The Academy of the Distrustful — formally the Accademia degli Investiganti — was a learned society founded in Naples in 1663 dedicated to empirical inquiry and principled scepticism toward ancient authority. Its members refused to accept Aristotelian dogma without experimental proof, making it one of the earliest institutional champions of the scientific method in southern Italy. Patronised by the nobleman Andrea Concublet, Marquis of Arena, it united physicians, philosophers, and jurists in a shared mission to test every claim against observation and reason.
What Was the Academy of the Distrustful and When Was It Founded?
The Accademia degli Investiganti was established in Naples in 1663 under the patronage of Andrea Concublet, Marquis of Arena. Its founding members included the physician Tommaso Cornelio, the philosopher Leonardo di Capua, and the jurist Francesco d'Andrea. The group adopted a stance of deliberate intellectual suspicion: they would trust no authority — not Aristotle, not Galen, not the Church's favoured ancient texts — unless verified by observation and experiment. Meeting regularly in private palaces, they discussed the new mechanical philosophy of René Descartes and Pierre Gassendi, debated the atomism of Epicurus, and corresponded with leading thinkers across Europe.
Why Was the Academy Important to the History of Science?

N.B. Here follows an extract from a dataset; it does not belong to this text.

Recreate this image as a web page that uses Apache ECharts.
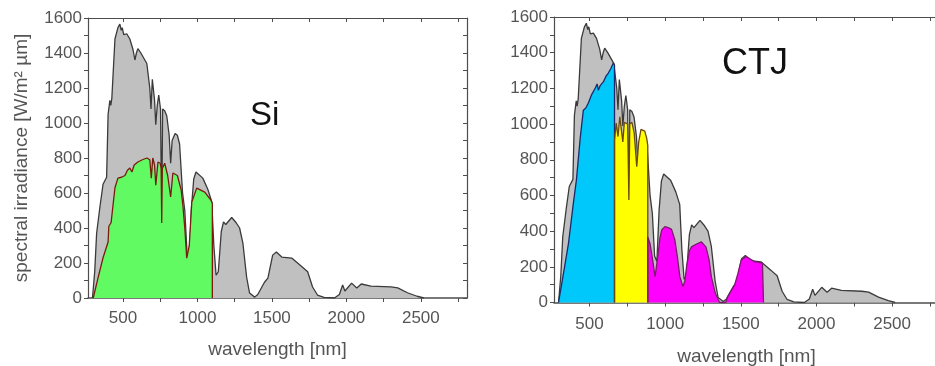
<!DOCTYPE html>
<html>
<head>
<meta charset="utf-8">
<script src="https://cdn.jsdelivr.net/npm/echarts@6/dist/echarts.min.js"></script>
<style>
  html, body { margin: 0; padding: 0; background: #fff; }
  #main { width: 935px; height: 366px; }
</style>
</head>
<body>
<div id="main"></div>
<script>
// AM1.5 spectrum (grey)
const wlAM15 = [295, 310, 323, 345, 366, 390, 400, 412, 418, 425, 446, 466, 479, 488, 495, 505, 515, 525, 546, 567, 580, 590, 600, 620, 660, 680, 688, 697, 712, 720, 730, 740, 752, 760, 766, 780, 794, 810, 820, 830, 850, 865, 880, 900, 915, 930, 945, 960, 975, 990, 1036, 1070, 1096, 1110, 1125, 1140, 1160, 1175, 1190, 1230, 1260, 1283, 1305, 1330, 1350, 1384, 1405, 1450, 1473, 1505, 1530, 1566, 1633, 1700, 1740, 1773, 1806, 1850, 1920, 1953, 1975, 1990, 2000, 2035, 2070, 2100, 2165, 2300, 2345, 2410, 2475, 2520];
const irrAM15 = [0, 150, 370, 520, 650, 690, 1050, 1130, 1100, 1140, 1480, 1545, 1565, 1530, 1545, 1505, 1500, 1510, 1480, 1420, 1360, 1400, 1425, 1400, 1340, 1200, 1080, 1250, 1130, 990, 1100, 1160, 1080, 430, 1080, 1070, 1040, 930, 770, 900, 940, 930, 880, 600, 500, 260, 230, 520, 680, 720, 685, 620, 550, 300, 130, 150, 380, 435, 420, 460, 430, 400, 314, 120, 28, 5, 20, 90, 114, 245, 263, 234, 228, 180, 150, 63, 17, 3, 0, 20, 74, 40, 35, 85, 57, 80, 68, 63, 58, 30, 10, 0];

// Si cell (green)
const wlSi = [300, 332, 366, 400, 405, 420, 446, 466, 490, 513, 530, 546, 560, 575, 600, 630, 660, 680, 690, 700, 712, 720, 735, 750, 756, 760, 764, 780, 800, 820, 835, 865, 890, 902, 915, 928, 945, 962, 995, 1049, 1090, 1100, 1100];
const irrSi = [0, 114, 230, 320, 410, 430, 630, 685, 690, 700, 730, 743, 720, 760, 777, 790, 800, 790, 685, 800, 760, 645, 777, 770, 740, 428, 740, 770, 700, 577, 714, 700, 620, 530, 400, 228, 300, 548, 628, 605, 560, 540, 0];

// CTJ top cell (blue)
const wlTop = [295, 328, 361, 393, 413, 425, 439, 459, 475, 492, 512, 538, 550, 558, 570, 591, 610, 624, 640, 657, 665, 665];
const irrTop = [0, 165, 333, 557, 686, 690, 927, 1078, 1090, 1118, 1162, 1202, 1225, 1190, 1215, 1236, 1270, 1286, 1310, 1342, 1330, 0];

// CTJ middle cell (yellow)
const wlMid = [665, 665, 676, 688, 700, 709, 720, 730, 742, 752, 760, 766, 780, 795, 812, 825, 840, 850, 865, 878, 885, 885];
const irrMid = [0, 910, 1005, 930, 1040, 1045, 900, 1010, 1020, 1000, 574, 1000, 1010, 950, 761, 900, 970, 980, 960, 920, 880, 0];

// CTJ bottom cell (magenta)
const wlBot = [885, 885, 900, 915, 933, 950, 965, 977, 998, 1020, 1042, 1064, 1080, 1097, 1117, 1130, 1141, 1160, 1174, 1200, 1240, 1270, 1290, 1305, 1332, 1360, 1400, 1412, 1459, 1480, 1503, 1520, 1536, 1560, 1590, 1620, 1643, 1650, 1650];
const irrBot = [0, 368, 330, 250, 145, 250, 360, 406, 425, 420, 410, 350, 260, 145, 90, 120, 200, 290, 312, 325, 340, 310, 240, 145, 50, 0, 0, 30, 98, 160, 238, 250, 257, 245, 229, 225, 220, 215, 0];

const xLabelValues = [500, 1000, 1500, 2000, 2500];
const xTickValues = [500, 750, 1000, 1250, 1500, 1750, 2000, 2250, 2500, 2750];

const FONT = '"Liberation Sans", Arial, sans-serif';
const AXIS_COLOR = '#4d4d4d';
const TEXT_COLOR = '#555';

const pairs = (xs, ys) => xs.map((x, i) => [x, ys[i]]);

const xAxesFor = (gridIndex, labelMargin, nameGap) => [
  {
    type: 'value', gridIndex, position: 'bottom', min: 265, max: 2810,
    axisLine: { show: true, onZero: false, lineStyle: { color: AXIS_COLOR, width: 1.5 } },
    axisTick: { show: true, inside: false, length: 4, customValues: xTickValues, lineStyle: { color: AXIS_COLOR } },
    axisLabel: {
      customValues: xLabelValues, margin: labelMargin, color: TEXT_COLOR, fontSize: 17, fontFamily: FONT,
      formatter: (v) => String(v),
    },
    splitLine: { show: false },
    name: 'wavelength [nm]', nameLocation: 'middle', nameGap,
    nameTextStyle: { color: TEXT_COLOR, fontSize: 19, fontFamily: FONT },
  },
  {
    type: 'value', gridIndex, position: 'top', min: 265, max: 2810,
    axisLine: { show: true, onZero: false, lineStyle: { color: AXIS_COLOR, width: 1.2 } },
    axisTick: { show: true, inside: true, length: 4, customValues: xTickValues, lineStyle: { color: AXIS_COLOR } },
    axisLabel: { show: false },
    splitLine: { show: false },
  },
];

const yAxesFor = (gridIndex, withName) => [
  {
    type: 'value', gridIndex, position: 'left', min: 0, max: 1600, interval: 100,
    axisLine: { show: true, onZero: false, lineStyle: { color: AXIS_COLOR, width: 1.2 } },
    axisTick: { show: true, inside: false, length: 4, lineStyle: { color: AXIS_COLOR } },
    axisLabel: {
      margin: 6, color: TEXT_COLOR, fontSize: 17, fontFamily: FONT,
      formatter: (v) => (v % 200 === 0 ? String(v) : ''),
    },
    splitLine: { show: false },
    name: withName ? 'spectral irradiance [W/m\u00B2 \u00B5m]' : '',
    nameLocation: 'middle', nameGap: 57,
    nameTextStyle: { color: TEXT_COLOR, fontSize: 19, fontFamily: FONT },
  },
  {
    type: 'value', gridIndex, position: 'right', min: 0, max: 1600, interval: 100,
    axisLine: { show: true, onZero: false, lineStyle: { color: AXIS_COLOR, width: 1.2 } },
    axisTick: { show: true, inside: true, length: 4, lineStyle: { color: AXIS_COLOR } },
    axisLabel: { show: false },
    splitLine: { show: false },
  },
];

const areaSeries = (xi, yi, data, fill, edge, z) => ({
  type: 'line', xAxisIndex: xi, yAxisIndex: yi, data, z,
  showSymbol: false, symbol: 'none', smooth: false, silent: true,
  lineStyle: { color: edge, width: 1.3 },
  areaStyle: { color: fill, opacity: 1 },
});

const chart = echarts.init(document.getElementById('main'), null, { renderer: 'canvas' });
chart.setOption({
  animation: false,
  backgroundColor: '#fff',
  grid: [
    { left: 88, top: 18, width: 379, height: 280, outerBoundsMode: 'none' },
    { left: 554, top: 17, width: 385, height: 285.5, outerBoundsMode: 'none' },
  ],
  xAxis: [...xAxesFor(0, 12, 42), ...xAxesFor(1, 13, 45)],
  yAxis: [...yAxesFor(0, true), ...yAxesFor(1, false)],
  series: [
    areaSeries(0, 0, pairs(wlAM15, irrAM15), '#c0c0c0', '#3a3a3a', 2),
    areaSeries(0, 0, pairs(wlSi, irrSi), '#62fa62', '#7a1a10', 3),
    areaSeries(2, 2, pairs(wlAM15, irrAM15), '#c0c0c0', '#3a3a3a', 2),
    areaSeries(2, 2, pairs(wlTop, irrTop), '#00c8fa', '#1b2a6b', 3),
    areaSeries(2, 2, pairs(wlMid, irrMid), '#ffff00', '#6b4a10', 3),
    areaSeries(2, 2, pairs(wlBot, irrBot), '#ff00ff', '#7a1a6a', 3),
  ],
  graphic: [
    { type: 'text', left: 250, top: 99, style: { text: 'Si', font: '33px ' + FONT, fill: '#111' } },
    { type: 'text', left: 722, top: 46, style: { text: 'CTJ', font: '36px ' + FONT, fill: '#111' } },
  ],
});
</script>
</body>
</html>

In Counter-Reformation Naples, challenging Aristotelian natural philosophy was not merely intellectually bold — it was dangerous. The Inquisition had burned Giordano Bruno in 1600 and silenced Galileo by 1633. Against this backdrop, the Investiganti's willingness to embrace atomism, mechanistic physics, and William Harvey's discovery of blood circulation was remarkable. Tommaso Cornelio introduced Cartesian and Gassendist ideas to a southern Italian audience, while Leonardo di Capua's 1681 work Parere systematically dismantled Galenic medicine. The academy transplanted the new science of northern Europe into the Kingdom of Naples, planting seeds that bore fruit in the Neapolitan Enlightenment of the following century.

| Member | Discipline | Key Contribution |
|---|---|---|
| Andrea Concublet | Patron / Nobleman | Provided institutional protection and meeting space |
| Tommaso Cornelio | Medicine and Philosophy | Introduced Cartesian and atomist thought to Naples |
| Leonardo di Capua | Medicine | Authored Parere (1681), a landmark anti-Galenic treatise |
| Francesco d'Andrea | Law and Philosophy | Linked legal empiricism to natural philosophy reform |
What Was the Academy's Legacy and How Did It End?
The Investiganti operated actively through the 1670s before fading under sustained pressure from ecclesiastical authorities and the conservative University of Naples. Several members faced Inquisition scrutiny, and the intellectual climate grew increasingly hostile after 1693, when a catastrophic earthquake in Sicily was used by clerics to argue that impious new philosophy had provoked divine wrath. Despite its relatively short active life, the academy's legacy was profound. It established Naples as a centre of progressive thought, directly influenced the next generation of Neapolitan reformers, and demonstrated that rigorous empirical inquiry could survive even in the most politically constrained corners of early modern Europe. Thinkers such as Giambattista Vico and Pietro Giannone built directly on its sceptical, anti-dogmatic foundations.